As the Republican National Convention is being held this week, New York City is on guard, and that also means guarding the heart of the financial world.
Security all over Manhattan is extremely high, and that includes financial institutions around the city. But banks and securities firms have also fine-tuned their plans if the security doesn't work — putting to use lessons learned.
Almost from the moment the stock market reopened after Sept. 11th, the industry has been planning because as huge an accomplishment as it was to get back in business, it also exposed some huge weaknesses.
The New York Stock Exchange, for one, had no backup trading floor. And some of the firms that did had outdated plans for them.
"A lot of firms rarely tested at all prior to September 11th, and that was apparent in the days after September 11th," said Steve Radich, Nasdaq’s chief information officer.
Nearly three years after the attacks, only now are Wall Street firms submitting their disaster plans to regulators, under a schedule approved earlier this year by the Securities and Exchange Commission.
But make no mistake — plenty has changed, according to the Securities Industry Association.

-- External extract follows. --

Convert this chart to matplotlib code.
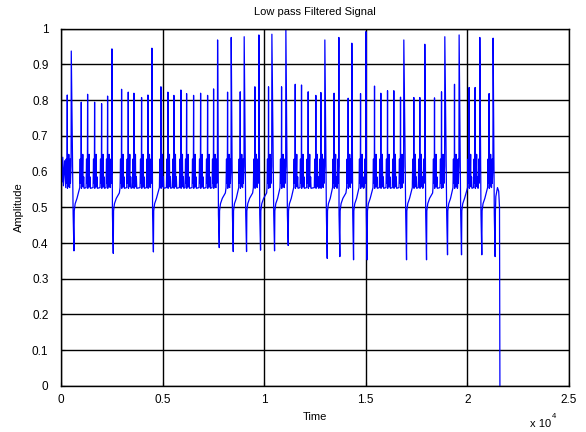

"The investment and all the work that's gone into business recovery planning since 9/11, it's real,” said Don Kittell, executive vice president at the SIA. “The capability to respond is much more than it was then."
Not only do firms test their systems more — the Nasdaq tests twice a month — they test each other's systems as well.
Industry groups, like the Bond Market Association, now have a direct line to authorities. And the NYSE has a backup trading floor now. Telephone lines to Wall Street have backups, too.
And security — which was always high — is now intense throughout the industry.
"It's going to take more than a couple of bombs to put us out of business,” said Joe Sack, executive vice president of the Bond Market Association. “A lot more than a couple of bombs."
But as armed to the teeth as the financial district is now, what really worries planners are the kinds of attacks you can't prepare for: A cyber-attack or a dirty bomb outside the financial district. Officials admit Wall Street is still working on how it would respond. Among the keys: More backup facilities far from Manhattan.
And while the risk of terrorism is still fresh in their minds now, industry leaders like Mitchell Steinhause, chairman of the New York Mercantile Exchange, say there's still a risk of complacency.
"We have to be more aware and vigilant around our building, and just in general of our environment," Steinhause said.
There’s certainly no danger of complacency this week. A number of firms are actually doing business from their backup sites during convention week, partly as a precaution, but more to keep their people out of Manhattan gridlock.
And some business continuity specialists, who have a new level of importance these days on Wall Street, are using this week as a chance to double check their backup systems — hoping they are nothing more than that.